Background: Occlusive disease of the posterior circulation represents a heterogeneous group of strokes that differ in etiology, clinical presentation, and prognosis. Computed tomography provides suboptimal visualization of posterior-circulation infarcts. Anatomic definition of traditional magnetic resonance imaging sequences has been used for clinicoradiologic correlation in patients with posterior-circulation disease. These studies focused on the subacute rather than the acute phase of ischemia. Lesion volumes on diffusion-weighted imaging (DWI) and perfusion imaging were found to have a good correlation with 24-hour National Institutes of Health stroke scale (NIHSS) score in ischemia of the anterior circulation. Correlation between NIHSS score and lesion volume in posterior-circulation infarcts is unknown.
Objectives: To investigate whether DWI is useful for clinicoradiologic correlation of posterior-circulation ischemia within 24 hours after symptom onset and whether NIHSS score correlates with lesion volumes in patients with posterior-circulation stroke.
Patients and methods: In a database analysis of 631 patients with stroke from June 26, 1996, to July 30, 1999, 115 patients (18%) had symptoms of posterior-circulation ischemia by imaging and clinical criteria.
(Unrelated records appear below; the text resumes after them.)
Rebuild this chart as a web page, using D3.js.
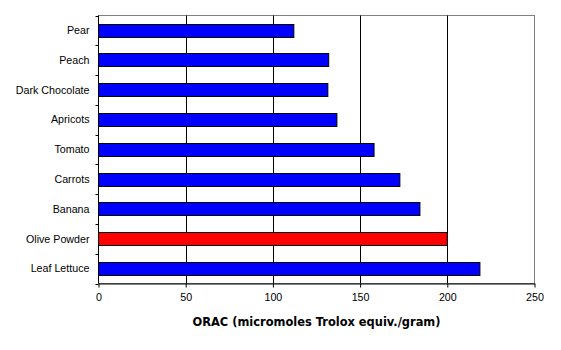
<!DOCTYPE html>
<html>
<head>
<meta charset="utf-8">
<script src="https://cdn.jsdelivr.net/npm/d3@7"></script>
<style>
  html, body { margin: 0; padding: 0; background: #fff; }
  svg { display: block; }
</style>
</head>
<body>
<svg id="chart" width="561" height="350"></svg>
<script>
// ORAC values per food, top to bottom
const categories = ["Pear", "Peach", "Dark Chocolate", "Apricots", "Tomato", "Carrots", "Banana", "Olive Powder", "Leaf Lettuce"];
const values = [112, 132, 131.5, 136.7, 158, 172.8, 184.3, 200, 218.7];
const highlighted = ["Olive Powder"];
const xTicks = [0, 50, 100, 150, 200, 250];
const axisTitle = "ORAC (micromoles Trolox equiv./gram)";

const svg = d3.select("#chart");
const plot = { left: 98.5, top: 15.5, right: 534.5, bottom: 283.5 };

const x = d3.scaleLinear().domain([0, 250]).range([plot.left, plot.right]);
const y = d3.scaleBand().domain(categories).range([plot.top, plot.bottom]).paddingInner(0.55).paddingOuter(0.275);
const yBand = d3.scaleBand().domain(categories).range([plot.top, plot.bottom]);

// plot frame (top and right in grey)
svg.append("rect")
  .attr("x", plot.left).attr("y", plot.top)
  .attr("width", plot.right - plot.left).attr("height", plot.bottom - plot.top)
  .attr("fill", "none").attr("stroke", "#808080").attr("stroke-width", 1);

// vertical gridlines
svg.append("g")
  .selectAll("line")
  .data(xTicks.filter(d => d > 0 && d < 250))
  .join("line")
  .attr("x1", d => Math.round(x(d)) + 0.5).attr("x2", d => Math.round(x(d)) + 0.5)
  .attr("y1", plot.top).attr("y2", plot.bottom)
  .attr("stroke", "#000").attr("stroke-width", 1);

// bars
svg.append("g")
  .selectAll("rect")
  .data(categories.map((c, i) => ({ c, v: values[i] })))
  .join("rect")
  .attr("x", x(0))
  .attr("y", d => Math.round(y(d.c)) + 0.5)
  .attr("width", d => x(d.v) - x(0))
  .attr("height", Math.round(y.bandwidth()))
  .attr("fill", d => highlighted.includes(d.c) ? "#ff0000" : "#0000ff")
  .attr("stroke", "#000").attr("stroke-width", 1);

// bottom axis
const xAxis = d3.axisBottom(x).tickValues(xTicks).tickSizeInner(4).tickSizeOuter(0).tickPadding(6);
const gx = svg.append("g").attr("transform", `translate(0,${plot.bottom})`).call(xAxis);
gx.select(".domain").attr("stroke", "#000");
gx.selectAll(".tick line").attr("stroke", "#000");
gx.selectAll(".tick text")
  .attr("font-family", "'Liberation Sans', Arial, sans-serif")
  .attr("font-size", "10.7px").attr("fill", "#000");

// left axis: ticks at band boundaries, labels at band centres
const gy = svg.append("g").attr("transform", `translate(${plot.left},0)`);
gy.append("line")
  .attr("x1", 0).attr("x2", 0).attr("y1", plot.top).attr("y2", plot.bottom)
  .attr("stroke", "#000");
const bounds = categories.map(c => yBand(c)).concat([plot.bottom]);
gy.selectAll("line.tick")
  .data(bounds)
  .join("line")
  .attr("class", "tick")
  .attr("x1", -3).attr("x2", 0)
  .attr("y1", d => Math.round(d) + 0.5).attr("y2", d => Math.round(d) + 0.5)
  .attr("stroke", "#000");
gy.selectAll("text")
  .data(categories)
  .join("text")
  .attr("x", -9)
  .attr("y", d => yBand(d) + yBand.bandwidth() / 2)
  .attr("dy", "0.35em")
  .attr("text-anchor", "end")
  .attr("font-family", "'Liberation Sans', Arial, sans-serif")
  .attr("font-size", "10.7px")
  .attr("fill", "#000")
  .text(d => d);

// axis title
svg.append("text")
  .attr("x", (plot.left + plot.right) / 2)
  .attr("y", 326)
  .attr("text-anchor", "middle")
  .attr("font-family", "'DejaVu Sans', Verdana, sans-serif")
  .attr("font-weight", "bold")
  .attr("font-size", "12px")
  .attr("textLength", 248)
  .attr("lengthAdjust", "spacingAndGlyphs")
  .attr("fill", "#000")
  .text(axisTitle);
</script>
</body>
</html>
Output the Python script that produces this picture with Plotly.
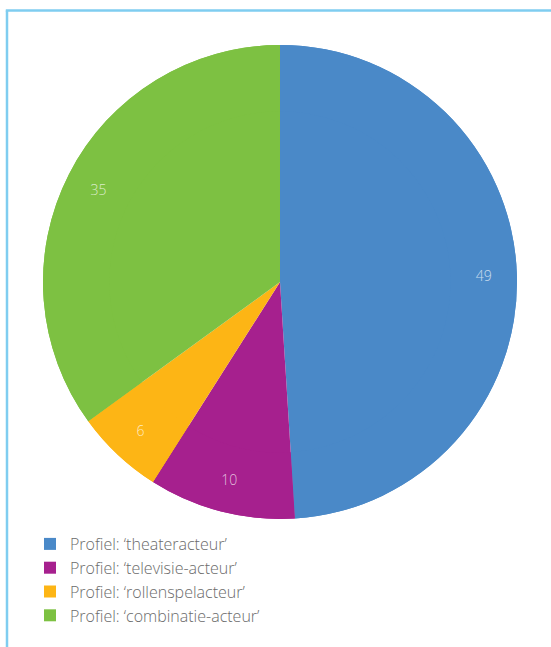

Among these 115, we included all patients (n = 40) who underwent DWI within 24 hours from symptom onset (mean, 9.7 +/- 7.1 hours). All 40 patients also underwent magnetic resonance angiography and T2-weighted imaging. Seventy-five did not meet inclusion criteria: in 45, magnetic resonance imaging was performed more than 24 hours after symptom onset; 12 did not have DWI; in 11 patients, symptoms resolved within 24 hours; 6 had hemorrhages; and 1 had a border zone infarct.
Results: An acute lesion on DWI corresponding to the patient's symptoms was detected in all 40 patients, 16 (40%) of whom had detectable acute lesions on T2-weighted images. The lesions on DWI were larger in 11 of the 16 patients with positive T2-weighted images. Acute lesion volume did not correlate with NIHSS score (n = 40; rho = 0.30; P =.06, Spearman rank) also when DWI lesion volumes were divided by cause and territory.
Conclusions: Diffusion-weighted imaging is more effective than T2-weighted imaging in patients with acute posterior-circulation strokes. The DWI lesion volume did not significantly correlate with NIHSS score, suggesting that NIHSS is more weighted toward anterior-circulation stroke symptoms.